Inside Out + Outside In: 2022 Interactive Oral History Exhibit
Our students created this year’s exhibit in a moment of cautious venturing out. In New York City, spring is coming, and withdrawing, and coming back. We are now allowed to take our masks off in class, but many are keeping them on. We noticed that, in this moment, our work engages with the dynamics of inside and outside.
How much of our internal realities can we, or should we, share externally through oral history processes?
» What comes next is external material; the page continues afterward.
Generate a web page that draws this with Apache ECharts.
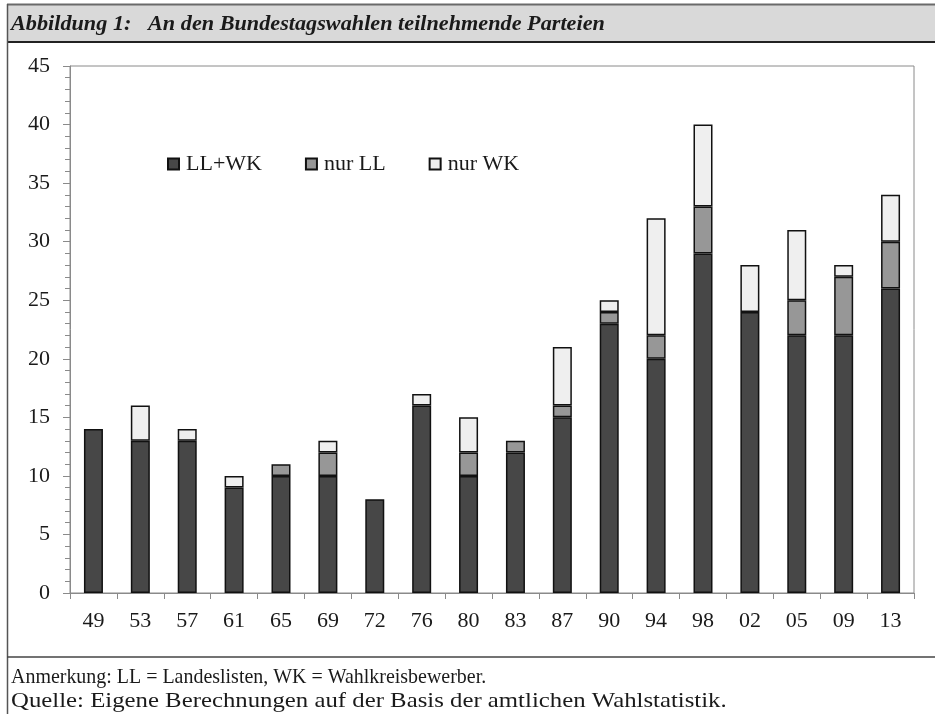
<!DOCTYPE html>
<html><head><meta charset="utf-8">
<script src="https://cdn.jsdelivr.net/npm/echarts@6/dist/echarts.min.js"></script>
<style>html,body{margin:0;padding:0;background:#fff}#c{width:935px;height:714px}</style>
</head><body><div id="c"></div>
<script>
const years = ['49','53','57','61','65','69','72','76','80','83','87','90','94','98','02','05','09','13'];
const llwk  = [14,13,13,9,10,10,8,16,10,12,15,23,20,29,24,22,22,26];
const nurLL = [0,0,0,0,1,2,0,0,2,1,1,1,2,4,0,3,5,4];
const nurWK = [0,3,1,1,0,1,0,1,3,0,5,1,10,7,4,6,1,4];
const seriesNames = ['LL+WK','nur LL','nur WK'];
const colors = ['#474747','#979797','#efefef'];
const titleText = 'Abbildung 1:   An den Bundestagswahlen teilnehmende Parteien';
const note1 = 'Anmerkung: LL = Landeslisten, WK = Wahlkreisbewerber.';
const note2 = 'Quelle: Eigene Berechnungen auf der Basis der amtlichen Wahlstatistik.';

const FONT = '"Liberation Serif", "DejaVu Serif", serif';
const chart = echarts.init(document.getElementById('c'));
const toData = arr => arr.map(v => v === 0 ? null : v);
const data = [llwk, nurLL, nurWK];

chart.setOption({
  animation: false,
  backgroundColor: '#fff',
  textStyle: { fontFamily: FONT },
  grid: { left: 70, right: 21, top: 66, bottom: 121, show: true, borderColor: '#8a8a8a', borderWidth: 1, backgroundColor: 'transparent' },
  legend: {
    left: 162, top: 148, icon: 'rect', itemWidth: 11, itemHeight: 11, itemGap: 43,
    textStyle: { fontFamily: FONT, fontSize: 22, color: '#1a1a1a', padding: [0,0,0,2] },
    data: seriesNames
  },
  xAxis: {
    type: 'category', data: years,
    axisLine: { lineStyle: { color: '#8a8a8a', width: 1 } },
    axisTick: { show: true, length: 6, lineStyle: { color: '#8a8a8a' } },
    axisLabel: { fontFamily: FONT, fontSize: 22, color: '#1a1a1a', margin: 17 }
  },
  yAxis: {
    type: 'value', min: 0, max: 45, interval: 5,
    axisLine: { show: true, lineStyle: { color: '#8a8a8a', width: 1 } },
    axisTick: { show: true, length: 7, lineStyle: { color: '#8a8a8a' } },
    minorTick: { show: true, splitNumber: 5, length: 5, lineStyle: { color: '#8a8a8a' } },
    splitLine: { show: false },
    axisLabel: { fontFamily: FONT, fontSize: 22, color: '#1a1a1a', margin: 20 }
  },
  series: seriesNames.map((n, i) => ({
    name: n, type: 'bar', stack: 'a', barWidth: 19,
    itemStyle: { color: colors[i], borderColor: '#111', borderWidth: 1.5 },
    data: toData(data[i])
  })),
  graphic: [
    { type: 'rect', shape: { x: 7, y: 4, width: 930, height: 38 }, style: { fill: '#d9d9d9' }, silent: true },
    { type: 'line', shape: { x1: 7, y1: 4.5, x2: 935, y2: 4.5 }, style: { stroke: '#6a6a6a', lineWidth: 2 } },
    { type: 'line', shape: { x1: 7, y1: 42, x2: 935, y2: 42 }, style: { stroke: '#222', lineWidth: 2 } },
    { type: 'line', shape: { x1: 7.5, y1: 4, x2: 7.5, y2: 714 }, style: { stroke: '#555', lineWidth: 1.5 } },
    { type: 'line', shape: { x1: 7, y1: 657, x2: 935, y2: 657 }, style: { stroke: '#444', lineWidth: 1.5 } },
    { type: 'text', x: 11, y: 24, scaleX: 1.01, style: { text: titleText, font: 'italic bold 22px ' + FONT, fill: '#1a1a1a', textVerticalAlign: 'middle' } },
    { type: 'text', x: 11, y: 677, scaleX: 0.95, style: { text: note1, font: '21px ' + FONT, fill: '#1a1a1a', textVerticalAlign: 'middle' } },
    { type: 'text', x: 11, y: 701, scaleX: 1.18, style: { text: note2, font: '21px ' + FONT, fill: '#1a1a1a', textVerticalAlign: 'middle' } }
  ]
});
</script></body></html>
How can oral history help us to understand and to cross boundaries - political, social, material, linguistic?
In this year’s exhibit you can hear about
- People with experience tattooing in prison, who carry that experience out with them on their bodies
- Penpal networks that connect people on the outside with incarcerated people
- What went on inside one NYC apartment building during Covid
- Queer activists in Florida, where crossing county lines can mean gaining and losing legal rights
- Getting to know rural Cuba through the lives of one extended family
- A teenager surviving air raids in Japan during WWII
- How a Chinese girl that dropped out of middle school later became a doctor
And think about
- What would go into an archive of your life?
- How can we create a shared understanding of what hearing means, to allow for dialogue?
- Can artificial intelligence guess what is in your head?
- How can the visual arts help us understand others’ memories?
- Can we document the paths we did not take in life?
- How do people stay connected to places they have left behind?
- What does it mean for someone to be their own oral historian?